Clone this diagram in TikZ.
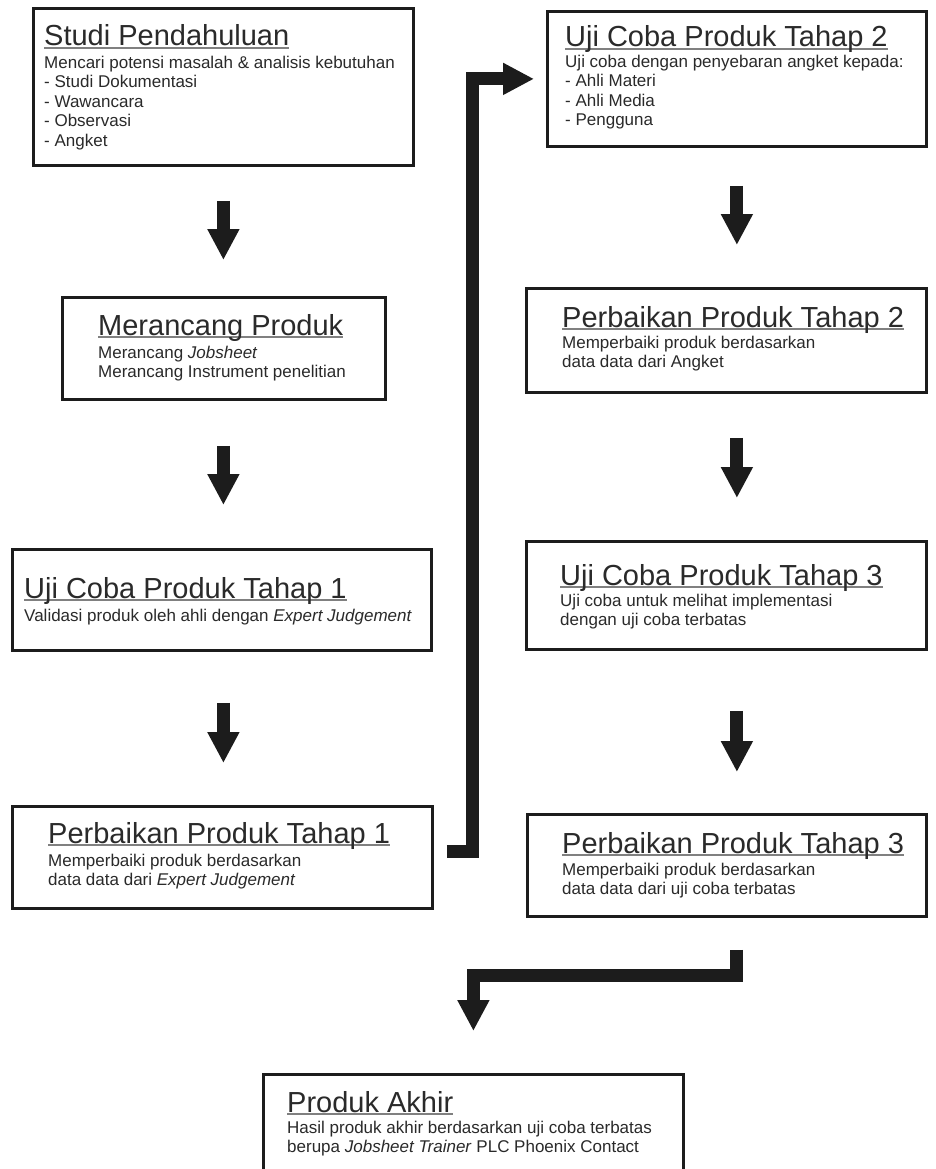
\documentclass[tikz,border=0pt]{standalone}
\usepackage{fontspec}
\setmainfont{Liberation Sans}
\usetikzlibrary{positioning,arrows.meta}
\definecolor{ink}{HTML}{1C1C1C}
\definecolor{txt}{HTML}{2A2A2A}
\newcommand{\boxtitle}[1]{\setbox0\hbox{#1}\rlap{\color{gray}\rule[-2.6pt]{\wd0}{1.4pt}}\box0}
\tikzset{
  stage/.style={draw=ink,line width=2.8pt,fill=white,inner sep=0pt,anchor=north west},
  stagetitle/.style={anchor=base west,inner sep=0pt,text=txt,font=\fontsize{29}{34}\selectfont},
  stagetext/.style={anchor=north west,inner sep=0pt,align=left,text=txt,font=\fontsize{17}{19.5}\selectfont},
  blockarrow/.style={draw=ink,line width=13pt,line join=miter,-{Triangle[length=31pt,width=30pt]}}
}
\begin{document}
\begin{tikzpicture}[x=1pt,y=-1pt]
	\useasboundingbox (0,0) rectangle (935,1169);
	\clip (0,0) rectangle (935,1169);
	% left column
	\node[stage,minimum width=380pt,minimum height=157pt] (b1) at (32,7) {};
	\node[stage,minimum width=323pt,minimum height=102pt] (b2) at (61,296) {};
	\node[stage,minimum width=419pt,minimum height=101pt] (b3) at (11,548) {};
	\node[stage,minimum width=420pt,minimum height=102pt] (b4) at (11,805) {};
	% right column
	\node[stage,minimum width=379pt,minimum height=135pt] (b5) at (546,10) {};
	\node[stage,minimum width=400pt,minimum height=104pt] (b6) at (525,287) {};
	\node[stage,minimum width=400pt,minimum height=108pt] (b7) at (525,540) {};
	\node[stage,minimum width=399pt,minimum height=102pt] (b8) at (526,813) {};
	% end
	\node[stage,minimum width=420pt,minimum height=130pt] (b9) at (262,1073) {};

	\node[stagetitle] (t1) at ([xshift=12pt,yshift=-39pt]b1.north west) {\boxtitle{Studi Pendahuluan}};
	\node[stagetext] (d1) at ([yshift=-9.8pt]t1.base west) {Mencari potensi masalah \& analisis kebutuhan\\- Studi Dokumentasi\\- Wawancara\\- Observasi\\- Angket};
	\node[stagetitle] (t2) at ([xshift=37pt,yshift=-39pt]b2.north west) {\boxtitle{Merancang Produk}};
	\node[stagetext] (d2) at ([yshift=-10.8pt]t2.base west) {Merancang \textit{Jobsheet}\\Merancang Instrument penelitian};
	\node[stagetitle] (t3) at ([xshift=13pt,yshift=-50pt]b3.north west) {\boxtitle{Uji Coba Produk Tahap 1}};
	\node[stagetext] (d3) at ([yshift=-10.8pt]t3.base west) {Validasi produk oleh ahli dengan \textit{Expert Judgement}};
	\node[stagetitle] (t4) at ([xshift=37pt,yshift=-38pt]b4.north west) {\boxtitle{Perbaikan Produk Tahap 1}};
	\node[stagetext] (d4) at ([yshift=-10.8pt]t4.base west) {Memperbaiki produk berdasarkan\\data data dari \textit{Expert Judgement}};
	\node[stagetitle] (t5) at ([xshift=19pt,yshift=-37pt]b5.north west) {\boxtitle{Uji Coba Produk Tahap 2}};
	\node[stagetext] (d5) at ([yshift=-7.8pt]t5.base west) {Uji coba dengan penyebaran angket kepada:\\- Ahli Materi\\- Ahli Media\\- Pengguna};
	\node[stagetitle] (t6) at ([xshift=37pt,yshift=-40pt]b6.north west) {\boxtitle{Perbaikan Produk Tahap 2}};
	\node[stagetext] (d6) at ([yshift=-8.8pt]t6.base west) {Memperbaiki produk berdasarkan\\data data dari Angket};
	\node[stagetitle] (t7) at ([xshift=35pt,yshift=-45pt]b7.north west) {\boxtitle{Uji Coba Produk Tahap 3}};
	\node[stagetext] (d7) at ([yshift=-8.8pt]t7.base west) {Uji coba untuk melihat implementasi\\dengan uji coba terbatas};
	\node[stagetitle] (t8) at ([xshift=36pt,yshift=-40pt]b8.north west) {\boxtitle{Perbaikan Produk Tahap 3}};
	\node[stagetext] (d8) at ([yshift=-9.8pt]t8.base west) {Memperbaiki produk berdasarkan\\data data dari uji coba terbatas};
	\node[stagetitle] (t9) at ([xshift=25pt,yshift=-39pt]b9.north west) {\boxtitle{Produk Akhir}};
	\node[stagetext] (d9) at ([yshift=-8.8pt]t9.base west) {Hasil produk akhir berdasarkan uji coba terbatas\\berupa \textit{Jobsheet Trainer} PLC Phoenix Contact};

	% straight arrows
	\foreach \a/\b/\c/\s/\e in {b1/b2/b1/34/36,b2/b3/b1/45/43,b3/b4/b1/51/42,b5/b6/b5/38/42,b6/b7/b5/44/42,b7/b8/b5/60/41}
		\draw[blockarrow,shorten <=\s pt,shorten >=\e pt] (\a.south -| \c.south) -- (\b.north -| \c.south);
	% elbows
	\coordinate (spine) at (472,0);
	\draw[blockarrow] ([xshift=13pt,yshift=6pt]b4.east) -| (spine |- b5.west) -- ([xshift=-12pt]b5.west);
	\draw[blockarrow] ([yshift=-32pt]b8.south -| b5.south) |- ([yshift=98pt]b9.north) -- ([yshift=42pt]b9.north);
\end{tikzpicture}
\end{document}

┄┄┄┄┄┄┄┄┄┄┄┄┄┄┄┄┄┄┄┄

- Task goal -
Reproduce the material word for word, minus the images.

- Result below -
Clone this diagram in TikZ.
\documentclass[tikz,border=0pt]{standalone}
\usepackage{fontspec}
\setmainfont{Liberation Sans}
\usetikzlibrary{positioning,arrows.meta}
\definecolor{ink}{HTML}{1C1C1C}
\definecolor{txt}{HTML}{2A2A2A}
\newcommand{\boxtitle}[1]{\setbox0\hbox{#1}\rlap{\color{gray}\rule[-2.6pt]{\wd0}{1.4pt}}\box0}
\tikzset{
  stage/.style={draw=ink,line width=2.8pt,fill=white,inner sep=0pt,anchor=north west},
  stagetitle/.style={anchor=base west,inner sep=0pt,text=txt,font=\fontsize{29}{34}\selectfont},
  stagetext/.style={anchor=north west,inner sep=0pt,align=left,text=txt,font=\fontsize{17}{19.5}\selectfont},
  blockarrow/.style={draw=ink,line width=13pt,line join=miter,-{Triangle[length=31pt,width=30pt]}}
}
\begin{document}
\begin{tikzpicture}[x=1pt,y=-1pt]
	\useasboundingbox (0,0) rectangle (935,1169);
	\clip (0,0) rectangle (935,1169);
	% left column
	\node[stage,minimum width=380pt,minimum height=157pt] (b1) at (32,7) {};
	\node[stage,minimum width=323pt,minimum height=102pt] (b2) at (61,296) {};
	\node[stage,minimum width=419pt,minimum height=101pt] (b3) at (11,548) {};
	\node[stage,minimum width=420pt,minimum height=102pt] (b4) at (11,805) {};
	% right column
	\node[stage,minimum width=379pt,minimum height=135pt] (b5) at (546,10) {};
	\node[stage,minimum width=400pt,minimum height=104pt] (b6) at (525,287) {};
	\node[stage,minimum width=400pt,minimum height=108pt] (b7) at (525,540) {};
	\node[stage,minimum width=399pt,minimum height=102pt] (b8) at (526,813) {};
	% end
	\node[stage,minimum width=420pt,minimum height=130pt] (b9) at (262,1073) {};

	\node[stagetitle] (t1) at ([xshift=12pt,yshift=-39pt]b1.north west) {\boxtitle{Studi Pendahuluan}};
	\node[stagetext] (d1) at ([yshift=-9.8pt]t1.base west) {Mencari potensi masalah \& analisis kebutuhan\\- Studi Dokumentasi\\- Wawancara\\- Observasi\\- Angket};
	\node[stagetitle] (t2) at ([xshift=37pt,yshift=-39pt]b2.north west) {\boxtitle{Merancang Produk}};
	\node[stagetext] (d2) at ([yshift=-10.8pt]t2.base west) {Merancang \textit{Jobsheet}\\Merancang Instrument penelitian};
	\node[stagetitle] (t3) at ([xshift=13pt,yshift=-50pt]b3.north west) {\boxtitle{Uji Coba Produk Tahap 1}};
	\node[stagetext] (d3) at ([yshift=-10.8pt]t3.base west) {Validasi produk oleh ahli dengan \textit{Expert Judgement}};
	\node[stagetitle] (t4) at ([xshift=37pt,yshift=-38pt]b4.north west) {\boxtitle{Perbaikan Produk Tahap 1}};
	\node[stagetext] (d4) at ([yshift=-10.8pt]t4.base west) {Memperbaiki produk berdasarkan\\data data dari \textit{Expert Judgement}};
	\node[stagetitle] (t5) at ([xshift=19pt,yshift=-37pt]b5.north west) {\boxtitle{Uji Coba Produk Tahap 2}};
	\node[stagetext] (d5) at ([yshift=-7.8pt]t5.base west) {Uji coba dengan penyebaran angket kepada:\\- Ahli Materi\\- Ahli Media\\- Pengguna};
	\node[stagetitle] (t6) at ([xshift=37pt,yshift=-40pt]b6.north west) {\boxtitle{Perbaikan Produk Tahap 2}};
	\node[stagetext] (d6) at ([yshift=-8.8pt]t6.base west) {Memperbaiki produk berdasarkan\\data data dari Angket};
	\node[stagetitle] (t7) at ([xshift=35pt,yshift=-45pt]b7.north west) {\boxtitle{Uji Coba Produk Tahap 3}};
	\node[stagetext] (d7) at ([yshift=-8.8pt]t7.base west) {Uji coba untuk melihat implementasi\\dengan uji coba terbatas};
	\node[stagetitle] (t8) at ([xshift=36pt,yshift=-40pt]b8.north west) {\boxtitle{Perbaikan Produk Tahap 3}};
	\node[stagetext] (d8) at ([yshift=-9.8pt]t8.base west) {Memperbaiki produk berdasarkan\\data data dari uji coba terbatas};
	\node[stagetitle] (t9) at ([xshift=25pt,yshift=-39pt]b9.north west) {\boxtitle{Produk Akhir}};
	\node[stagetext] (d9) at ([yshift=-8.8pt]t9.base west) {Hasil produk akhir berdasarkan uji coba terbatas\\berupa \textit{Jobsheet Trainer} PLC Phoenix Contact};

	% straight arrows
	\foreach \a/\b/\c/\s/\e in {b1/b2/b1/34/36,b2/b3/b1/45/43,b3/b4/b1/51/42,b5/b6/b5/38/42,b6/b7/b5/44/42,b7/b8/b5/60/41}
		\draw[blockarrow,shorten <=\s pt,shorten >=\e pt] (\a.south -| \c.south) -- (\b.north -| \c.south);
	% elbows
	\coordinate (spine) at (472,0);
	\draw[blockarrow] ([xshift=13pt,yshift=6pt]b4.east) -| (spine |- b5.west) -- ([xshift=-12pt]b5.west);
	\draw[blockarrow] ([yshift=-32pt]b8.south -| b5.south) |- ([yshift=98pt]b9.north) -- ([yshift=42pt]b9.north);
\end{tikzpicture}
\end{document}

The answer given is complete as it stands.